Third is a thinker position - I can close-out, unwind, rollout, rollout and up or rollout and down.  Wow, who knew!  I'll leave it to the Cool Guy to go over the different terms but suffice to say, they all involve buying back the covered call.  I was interested in the "unwind" which is buying back the covered call and selling the stock in the same order at the same time.

When a stock price jumps rapidly and above your expectations (FAST got two shocks up in the last week - Bernanke QE3 and then a positive manufacturing report Monday), it may be cost effective to buy back the covered calls and sell the stock at the market price.  You have to do the math, but the Cool Tool Covered Call Spreadsheet - "Closing the Option" tab already does most of it for you.

This is what I get today around 1pm PST:
     BTC 4x 10/20/2012 44.00 C @ 1.60
        Net STO $752.80   Cost to Close $651.20  Net $101.60 for an APR of 5% (not really great)

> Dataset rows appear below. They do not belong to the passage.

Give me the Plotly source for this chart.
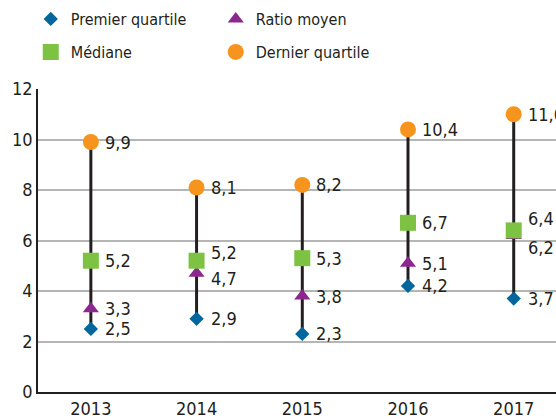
import plotly.graph_objects as go

years = ["2013", "2014", "2015", "2016", "2017"]
premier_quartile = [2.5, 2.9, 2.3, 4.2, 3.7]
ratio_moyen = [3.3, 4.7, 3.8, 5.1, 6.2]
mediane = [5.2, 5.2, 5.3, 6.7, 6.4]
dernier_quartile = [9.9, 8.1, 8.2, 10.4, 11.0]
y_ticks = [0, 2, 4, 6, 8, 10, 12]

FONT = "DejaVu Sans Condensed, Liberation Sans, sans-serif"
TXT = "#231f20"

# label vertical nudges (px) to avoid overlaps
med_shift = [0, 8, 0, 0, 12]
rat_shift = [0, -5, 0, 0, -12]

def fmt(v):
    return f"{v:.1f}".replace(".", ",")

lx, ly = [], []
for yr, lo, hi in zip(years, premier_quartile, dernier_quartile):
    lx += [yr, yr, None]
    ly += [lo, hi, None]

fig = go.Figure()
fig.add_trace(go.Scatter(x=lx, y=ly, mode="lines", line=dict(color=TXT, width=3),
                         showlegend=False, hoverinfo="skip"))

series = [
    ("Premier quartile", premier_quartile, dict(symbol="diamond", size=11, color="#00669e"), "legend", [0]*5),
    ("Ratio moyen", ratio_moyen, dict(symbol="triangle-up", size=14, color="#8c278f"), "legend", rat_shift),
    ("Médiane", mediane, dict(symbol="square", size=16, color="#7dc242"), "legend2", med_shift),
    ("Dernier quartile", dernier_quartile, dict(symbol="circle", size=16, color="#f7941d"), "legend2", [0]*5),
]

annotations = []
for name, vals, mk, leg, shifts in series:
    fig.add_trace(go.Scatter(x=years, y=vals, mode="markers", name=name, marker=mk,
                             legend=leg, cliponaxis=False))
    for i, (v, s) in enumerate(zip(vals, shifts)):
        annotations.append(dict(x=i, y=v, xref="x", yref="y", text=fmt(v), showarrow=False,
                                xanchor="left", yanchor="middle", xshift=12, yshift=s,
                                font=dict(family=FONT, size=18, color=TXT)))

legend_common = dict(orientation="h", xanchor="left", yanchor="middle",
                     font=dict(family=FONT, size=16, color=TXT),
                     entrywidth=140, entrywidthmode="pixels", bgcolor="rgba(0,0,0,0)")

fig.update_layout(
    width=556, height=419,
    margin=dict(l=38, r=0, t=89, b=27, autoexpand=False),
    paper_bgcolor="white", plot_bgcolor="white",
    font=dict(family=FONT, color=TXT),
    legend=dict(x=-0.014, y=1.231, **legend_common),
    legend2=dict(x=-0.014, y=1.122, **legend_common),
    annotations=annotations,
    xaxis=dict(type="category", range=[-0.5, 4.4], showgrid=False, showline=True,
               linecolor=TXT, linewidth=1.5, ticks="", tickfont=dict(family=FONT, size=18, color=TXT)),
    yaxis=dict(range=[0, 12], tickvals=y_ticks, showgrid=True, gridcolor="#b5b5b5", gridwidth=1.5,
               showline=True, linecolor=TXT, linewidth=1.5, ticks="", zeroline=False,
               tickfont=dict(family=FONT, size=18, color=TXT)),
    showlegend=True,
)

fig.write_html("out.html", config={"displayModeBar": False},
               post_script="document.body.style.margin='0';document.body.style.overflow='hidden';")
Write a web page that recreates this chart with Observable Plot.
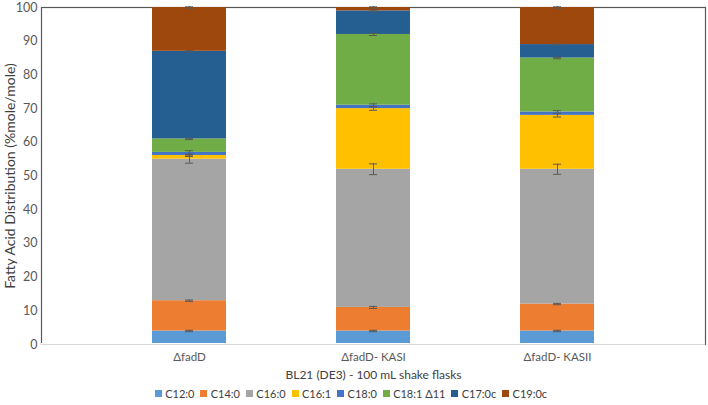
<!DOCTYPE html>
<html>
<head>
<meta charset="utf-8">
<script src="https://cdn.jsdelivr.net/npm/d3@7"></script>
<script src="https://cdn.jsdelivr.net/npm/@observablehq/plot@0.6"></script>
<style>
  body { margin: 0; background: #fff; font-family: Lato, sans-serif; }
  #legend > div { justify-content: center; min-height: 18px; margin: 0; }
  #legend .lg-swatch { margin-right: 0.55em !important; }
  #legend .lg-swatch > svg { margin-right: 0.3em !important; }
</style>
</head>
<body>
<div id="chart"></div>
<div id="legend"></div>
<script>
const strains = ["ΔfadD", "ΔfadD- KASI", "ΔfadD- KASII"];
const acids = ["C12:0", "C14:0", "C16:0", "C16:1", "C18:0", "C18:1 Δ11", "C17:0c", "C19:0c"];
const colors = ["#5B9BD5", "#ED7D31", "#A5A5A5", "#FFC000", "#4472C4", "#70AD47", "#255E91", "#9E480E"];
// values per acid, for the three strains
const c12_0 = [4, 4, 4];
const c14_0 = [9, 7, 8];
const c16_0 = [42, 41, 40];
const c16_1 = [1.1, 18, 16];
const c18_0 = [0.9, 1, 1];
const c18_1 = [4, 21, 16];
const c17_0c = [26, 7, 4];
const c19_0c = [13, 1, 11];
// standard deviations
const e12_0 = [0.2, 0.2, 0.2];
const e14_0 = [0.2, 0.3, 0.2];
const e16_0 = [1.2, 1.6, 1.5];
const e16_1 = [0.3, 0.5, 0.5];
const e18_0 = [0.5, 0.4, 0.4];
const e18_1 = [0.2, 0.3, 0.2];
const e17_0c = [0.2, 0.2, 0.2];
const e19_0c = [0.2, 0.2, 0.2];
const yTicks = [0, 10, 20, 30, 40, 50, 60, 70, 80, 90, 100];
const xTitle = "BL21 (DE3) - 100 mL shake flasks";
const yTitle = "Fatty Acid Distribution (%mole/mole)";

const series = [c12_0, c14_0, c16_0, c16_1, c18_0, c18_1, c17_0c, c19_0c];
const errs = [e12_0, e14_0, e16_0, e16_1, e18_0, e18_1, e17_0c, e19_0c];

const rows = [];
strains.forEach((s, j) => {
  let cum = 0;
  acids.forEach((a, i) => {
    const v = series[i][j];
    rows.push({strain: s, acid: a, value: v, top: cum + v, err: errs[i][j]});
    cum += v;
  });
});

const chart = Plot.plot({
  width: 708,
  height: 384,
  marginLeft: 41,
  marginRight: 3,
  marginTop: 7,
  marginBottom: 40,
  style: {fontFamily: "Lato, sans-serif", fontSize: "11px", color: "#595959"},
  x: {domain: strains, padding: 0.6, label: null},
  y: {domain: [0, 100], label: null},
  color: {domain: acids, range: colors},
  marks: [
    Plot.frame({stroke: "#595959", strokeWidth: 1.2}),
    Plot.barY(rows, {x: "strain", y: "value", fill: "acid", order: acids}),
    Plot.ruleX(rows, {x: "strain", y1: d => d.top - d.err, y2: d => d.top + d.err, stroke: "#595959", strokeWidth: 1}),
    Plot.tickY(rows, {x: "strain", y: d => d.top - d.err, stroke: "#595959", insetLeft: 41, insetRight: 41}),
    Plot.tickY(rows, {x: "strain", y: d => d.top + d.err, stroke: "#595959", insetLeft: 41, insetRight: 41}),
    Plot.ruleY([0], {stroke: "white", strokeWidth: 3}),
    Plot.ruleY([0], {stroke: "#d9d9d9", strokeWidth: 1}),
    Plot.axisX({tickSize: 0, tickPadding: 8, fontSize: 11.5, label: null}),
    Plot.axisY({ticks: yTicks, tickSize: 0, tickPadding: 4, fontSize: 12.5, label: null}),
    Plot.text([xTitle], {frameAnchor: "bottom", dy: 34, text: d => d, fill: "#404040", fontSize: 12}),
    Plot.text([yTitle], {frameAnchor: "left", textAnchor: "middle", dx: -31, rotate: -90, text: d => d, fill: "#404040", fontSize: 14})
  ]
});
document.getElementById("chart").appendChild(chart);

const legend = Plot.legend({
  color: {domain: acids, range: colors},
  legend: "swatches",
  swatchSize: 7,
  className: "lg",
  style: {fontFamily: "Lato, sans-serif", fontSize: "11px", color: "#404040"}
});
document.getElementById("legend").appendChild(legend);
</script>
</body>
</html>
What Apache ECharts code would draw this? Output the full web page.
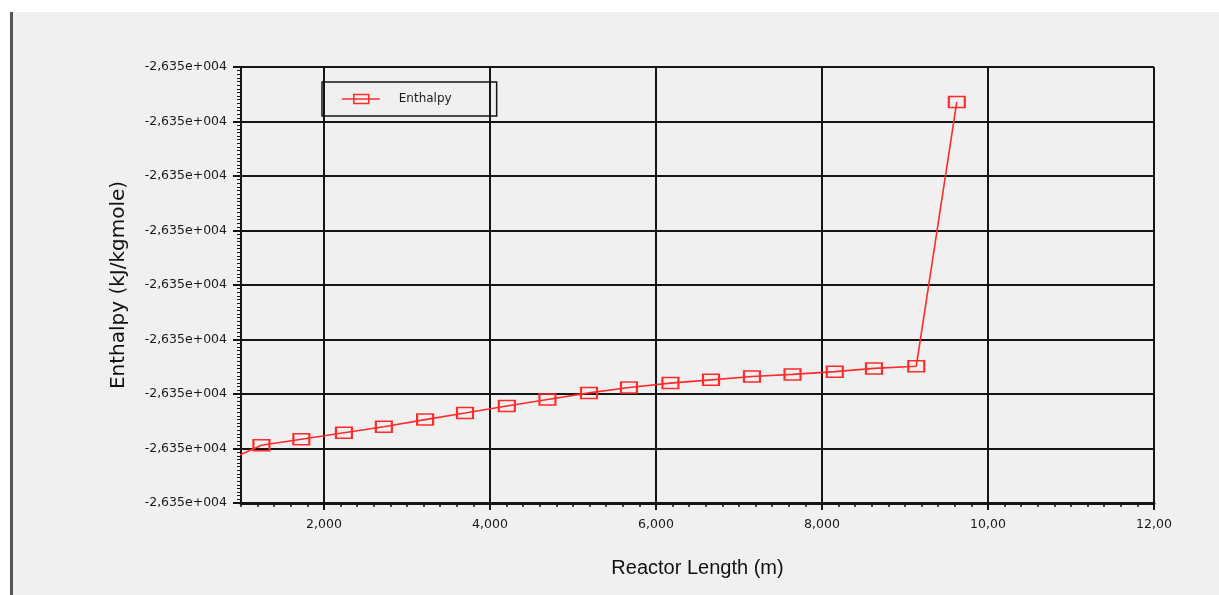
<!DOCTYPE html>
<html>
<head>
<meta charset="utf-8">
<script src="https://cdn.jsdelivr.net/npm/echarts@6/dist/echarts.min.js"></script>
<style>
html, body { margin: 0; padding: 0; background: #ffffff; width: 1219px; height: 595px; overflow: hidden; }
#frame { position: absolute; left: 10px; top: 12px; right: 0; bottom: 0; background: #f0f0f0; border-left: 3px solid #555555; }
#chart { position: absolute; left: 0; top: 0; width: 1219px; height: 595px; }
</style>
</head>
<body>
<div id="frame"></div>
<div id="chart"></div>
<script>
// ---- data ----
const seriesName = 'Enthalpy';
const lengthValues = [0.755, 1.246, 1.727, 2.240, 2.721, 3.218, 3.699, 4.203, 4.692, 5.193, 5.674, 6.174, 6.663, 7.156, 7.645, 8.154, 8.626, 9.136, 9.624];
const enthalpyValues = [-26353.28, -26352.94, -26352.83, -26352.71, -26352.60, -26352.47, -26352.35, -26352.22, -26352.10, -26351.98, -26351.88, -26351.80, -26351.74, -26351.68, -26351.64, -26351.59, -26351.53, -26351.49, -26346.64];
const xTickValues = [2, 4, 6, 8, 10, 12];
const xTickLabels = ['2,000', '4,000', '6,000', '8,000', '10,00', '12,00'];
const yTickLabels = ['-2,635e+004', '-2,635e+004', '-2,635e+004', '-2,635e+004', '-2,635e+004', '-2,635e+004', '-2,635e+004', '-2,635e+004', '-2,635e+004'];
const xName = 'Reactor Length (m)';
const yName = 'Enthalpy (kJ/kgmole)';

const points = lengthValues.map((x, i) => [x, enthalpyValues[i]]);
const RED = '#ff2b2b';
const INK = '#151515';

const chart = echarts.init(document.getElementById('chart'), null, { renderer: 'canvas' });
chart.setOption({
  animation: false,
  backgroundColor: 'transparent',
  grid: { left: 241, right: 65, top: 67, bottom: 92, containLabel: false },
  legend: {
    left: 322, top: 82,
    data: [{ name: seriesName, icon: 'path://M0,5L12,5M27,5L38,5M12,0.5L27,0.5L27,9.5L12,9.5ZM12,5L27,5' }],
    borderColor: INK, borderWidth: 1.5, borderRadius: 0,
    backgroundColor: 'transparent',
    padding: [11, 45, 11, 19],
    itemWidth: 38, itemHeight: 10,
    itemStyle: { color: 'rgba(0,0,0,0)', borderColor: RED, borderWidth: 1.5 },
    textStyle: { fontFamily: 'DejaVu Sans', fontSize: 12, color: '#1a1a1a', padding: [0, 0, 0, 14] }
  },
  xAxis: [
    {
      type: 'value', min: 1, max: 12, position: 'bottom',
      name: xName, nameLocation: 'middle', nameGap: 55,
      nameTextStyle: { fontFamily: 'Liberation Sans', fontSize: 20, color: '#111' },
      axisLine: { show: true, lineStyle: { color: INK, width: 3 } },
      axisTick: { show: true, customValues: xTickValues, length: 7, lineStyle: { color: INK, width: 2 } },
      axisLabel: {
        customValues: xTickValues, margin: 15,
        fontFamily: 'DejaVu Sans', fontSize: 12.5, color: '#1a1a1a',
        formatter: function (v) { const i = xTickValues.indexOf(v); return i >= 0 ? xTickLabels[i] : ''; }
      },
      splitLine: { show: true, lineStyle: { color: INK, width: 2 } }
    },
    {
      type: 'value', min: 1, max: 12, interval: 0.2, position: 'bottom',
      axisLine: { show: false },
      axisTick: { show: true, length: 4, lineStyle: { color: INK, width: 1.5 } },
      axisLabel: { show: false },
      splitLine: { show: false }
    }
  ],
  yAxis: {
    type: 'value', min: -26354, max: -26346, interval: 1,
    name: yName, nameLocation: 'middle', nameGap: 112, nameRotate: 90,
    nameTextStyle: { fontFamily: 'DejaVu Sans', fontSize: 20, color: '#111' },
    axisLine: { show: true, lineStyle: { color: INK, width: 2 } },
    axisTick: { show: true, length: 8, lineStyle: { color: INK, width: 2 } },
    minorTick: { show: true, splitNumber: 15, length: 4, lineStyle: { color: INK, width: 1 } },
    axisLabel: {
      margin: 14, fontFamily: 'DejaVu Sans', fontSize: 12.5, color: '#1a1a1a',
      formatter: function (v, i) { return yTickLabels[i] !== undefined ? yTickLabels[i] : ''; }
    },
    splitLine: { show: true, lineStyle: { color: INK, width: 2 } }
  },
  series: [{
    name: seriesName, type: 'line', xAxisIndex: 0, data: points,
    clip: true, z: 5,
    symbol: 'rect', symbolSize: [16, 11], showSymbol: true,
    itemStyle: { color: 'rgba(0,0,0,0)', borderColor: RED, borderWidth: 1.8 },
    lineStyle: { color: RED, width: 1.6 },
    emphasis: { disabled: true }
  }]
});
</script>
</body>
</html>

If I just let the call be exercised:
    Price + premium - assignment = per share proceeds of $45.86

The number I need to exceed to make the unwind be profitable is $45.86.  If I buy back the calls, it nets me $101.60.  I then sell the 400 shares of FAST at $44.54 for a net $17,807, total net = $17,908.65 or $44.77/share... near miss. 

I'd still be making a pretty decent profit on the trades.  However, it is worth the educational experience to me to ride this out some more and see what develops with the position.  If FAST continues to be above 44.00 but below 45.86, I'll get called away and make money.  If it goes down, I'll expire worthless or may be able to buy the calls back at a gain and write another call for November.  If the stock goes way up into 46-47 range, I'll do these calculations again and see if the "unwind" is the better plan.

Conclusion:  go back to reading, walk the dog, etc.